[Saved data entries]
# # # #

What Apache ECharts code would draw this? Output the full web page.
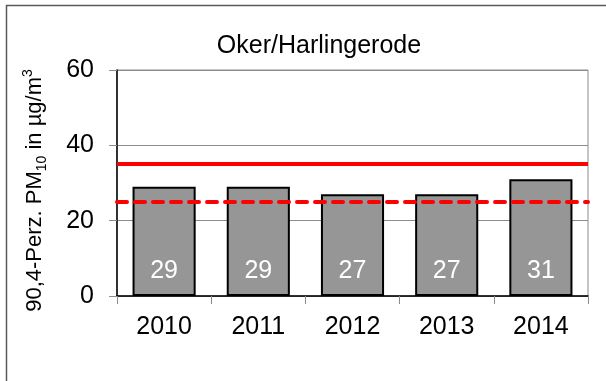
<!DOCTYPE html>
<html>
<head>
<meta charset="utf-8">
<script src="https://cdn.jsdelivr.net/npm/echarts@6/dist/echarts.min.js"></script>
<style>
  html, body { margin: 0; padding: 0; background: #fff; }
  #chart { width: 606px; height: 381px; }
</style>
</head>
<body>
<div id="chart"></div>
<script>
// PM10 90.4th percentile per year, station Oker/Harlingerode
const years = ['2010', '2011', '2012', '2013', '2014'];
const pm10Percentile = [29, 29, 27, 27, 31];
const limitValue = 35;   // solid red reference line
const targetValue = 25;  // dashed red reference line
const yTicks = [0, 20, 40, 60];

const FONT = '"Liberation Sans", Arial, sans-serif';

const chart = echarts.init(document.getElementById('chart'), null, { renderer: 'canvas' });

chart.setOption({
  backgroundColor: '#ffffff',
  animation: false,
  textStyle: { fontFamily: FONT },
  title: {
    text: 'Oker/Harlingerode',
    left: 314,
    textAlign: 'center',
    top: 29,
    textStyle: { fontFamily: FONT, fontSize: 25, fontWeight: 'normal', color: '#000' }
  },
  graphic: [
    {
      type: 'polyline',
      shape: { points: [[6.5, 381], [6.5, 5.5], [606, 5.5]] },
      style: { stroke: '#5a5a5a', lineWidth: 1.5, fill: null },
      silent: true
    },
    {
      type: 'text',
      left: 21,
      top: 'middle',
      rotation: Math.PI / 2,
      style: {
        text: '{m|90,4-Perz. PM}{sub|10}{m| in µg/m}{sup|3}',
        x: 0, y: 0,
        rich: {
          m: { fontFamily: FONT, fontSize: 22, lineHeight: 28, fill: '#000', verticalAlign: 'middle' },
          sub: { fontFamily: FONT, fontSize: 14, lineHeight: 28, fill: '#000', verticalAlign: 'bottom' },
          sup: { fontFamily: FONT, fontSize: 14, lineHeight: 28, fill: '#000', verticalAlign: 'top' }
        }
      },
      silent: true
    }
  ],
  grid: {
    left: 117, right: 18, top: 70, bottom: 85,
    show: true, borderColor: '#8c8c8c', borderWidth: 1
  },
  xAxis: {
    type: 'category',
    data: years,
    boundaryGap: true,
    axisLine: { show: true, lineStyle: { color: '#000', width: 1.5 } },
    axisTick: { show: true, length: 8, alignWithLabel: false, lineStyle: { color: '#8c8c8c' } },
    axisLabel: { fontFamily: FONT, fontSize: 25, color: '#000', margin: 19 }
  },
  yAxis: {
    type: 'value',
    min: yTicks[0],
    max: yTicks[yTicks.length - 1],
    interval: 20,
    axisLine: { show: true, lineStyle: { color: '#000', width: 1.5 } },
    axisTick: { show: true, inside: false, length: 8, lineStyle: { color: '#8c8c8c' } },
    axisLabel: { fontFamily: FONT, fontSize: 25, color: '#000', margin: 23 },
    splitLine: { show: true, lineStyle: { color: '#8c8c8c', width: 1 } }
  },
  series: [
    {
      type: 'bar',
      data: pm10Percentile,
      barWidth: '67%',
      itemStyle: { color: '#969696', borderColor: '#000', borderWidth: 2 },
      label: {
        show: true,
        position: 'insideBottom',
        distance: 12,
        color: '#fff',
        fontFamily: FONT,
        fontSize: 25
      },
      z: 2,
      markLine: {
        silent: true,
        symbol: ['none', 'none'],
        label: { show: false },
        z: 5,
        data: [
          { yAxis: limitValue, lineStyle: { color: '#ff0000', width: 4, type: 'solid' } },
          { yAxis: targetValue, lineStyle: { color: '#ff0000', width: 4, type: [10, 8], cap: 'round' } }
        ]
      }
    }
  ]
});
</script>
</body>
</html>
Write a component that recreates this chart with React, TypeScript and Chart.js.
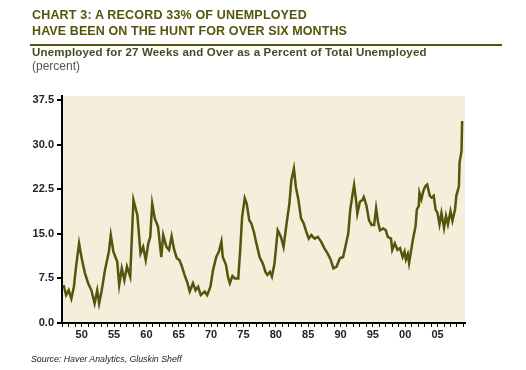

# # # #

#### [WHAT THIS TASK INVOLVES]
Quote the preceding listing precisely and completely, omitting its images.

#### [TASK ANSWER]
What Apache ECharts code would draw this? Output the full web page.
<!DOCTYPE html>
<html>
<head>
<meta charset="utf-8">
<script src="https://cdn.jsdelivr.net/npm/echarts@6/dist/echarts.min.js"></script>
<style>
  html, body { margin: 0; padding: 0; background: #fff; }
  #chart { width: 606px; height: 381px; }
</style>
</head>
<body>
<div id="chart"></div>
<script>
// PM10 90.4th percentile per year, station Oker/Harlingerode
const years = ['2010', '2011', '2012', '2013', '2014'];
const pm10Percentile = [29, 29, 27, 27, 31];
const limitValue = 35;   // solid red reference line
const targetValue = 25;  // dashed red reference line
const yTicks = [0, 20, 40, 60];

const FONT = '"Liberation Sans", Arial, sans-serif';

const chart = echarts.init(document.getElementById('chart'), null, { renderer: 'canvas' });

chart.setOption({
  backgroundColor: '#ffffff',
  animation: false,
  textStyle: { fontFamily: FONT },
  title: {
    text: 'Oker/Harlingerode',
    left: 314,
    textAlign: 'center',
    top: 29,
    textStyle: { fontFamily: FONT, fontSize: 25, fontWeight: 'normal', color: '#000' }
  },
  graphic: [
    {
      type: 'polyline',
      shape: { points: [[6.5, 381], [6.5, 5.5], [606, 5.5]] },
      style: { stroke: '#5a5a5a', lineWidth: 1.5, fill: null },
      silent: true
    },
    {
      type: 'text',
      left: 21,
      top: 'middle',
      rotation: Math.PI / 2,
      style: {
        text: '{m|90,4-Perz. PM}{sub|10}{m| in µg/m}{sup|3}',
        x: 0, y: 0,
        rich: {
          m: { fontFamily: FONT, fontSize: 22, lineHeight: 28, fill: '#000', verticalAlign: 'middle' },
          sub: { fontFamily: FONT, fontSize: 14, lineHeight: 28, fill: '#000', verticalAlign: 'bottom' },
          sup: { fontFamily: FONT, fontSize: 14, lineHeight: 28, fill: '#000', verticalAlign: 'top' }
        }
      },
      silent: true
    }
  ],
  grid: {
    left: 117, right: 18, top: 70, bottom: 85,
    show: true, borderColor: '#8c8c8c', borderWidth: 1
  },
  xAxis: {
    type: 'category',
    data: years,
    boundaryGap: true,
    axisLine: { show: true, lineStyle: { color: '#000', width: 1.5 } },
    axisTick: { show: true, length: 8, alignWithLabel: false, lineStyle: { color: '#8c8c8c' } },
    axisLabel: { fontFamily: FONT, fontSize: 25, color: '#000', margin: 19 }
  },
  yAxis: {
    type: 'value',
    min: yTicks[0],
    max: yTicks[yTicks.length - 1],
    interval: 20,
    axisLine: { show: true, lineStyle: { color: '#000', width: 1.5 } },
    axisTick: { show: true, inside: false, length: 8, lineStyle: { color: '#8c8c8c' } },
    axisLabel: { fontFamily: FONT, fontSize: 25, color: '#000', margin: 23 },
    splitLine: { show: true, lineStyle: { color: '#8c8c8c', width: 1 } }
  },
  series: [
    {
      type: 'bar',
      data: pm10Percentile,
      barWidth: '67%',
      itemStyle: { color: '#969696', borderColor: '#000', borderWidth: 2 },
      label: {
        show: true,
        position: 'insideBottom',
        distance: 12,
        color: '#fff',
        fontFamily: FONT,
        fontSize: 25
      },
      z: 2,
      markLine: {
        silent: true,
        symbol: ['none', 'none'],
        label: { show: false },
        z: 5,
        data: [
          { yAxis: limitValue, lineStyle: { color: '#ff0000', width: 4, type: 'solid' } },
          { yAxis: targetValue, lineStyle: { color: '#ff0000', width: 4, type: [10, 8], cap: 'round' } }
        ]
      }
    }
  ]
});
</script>
</body>
</html>
Write a component that recreates this chart with React, TypeScript and Chart.js.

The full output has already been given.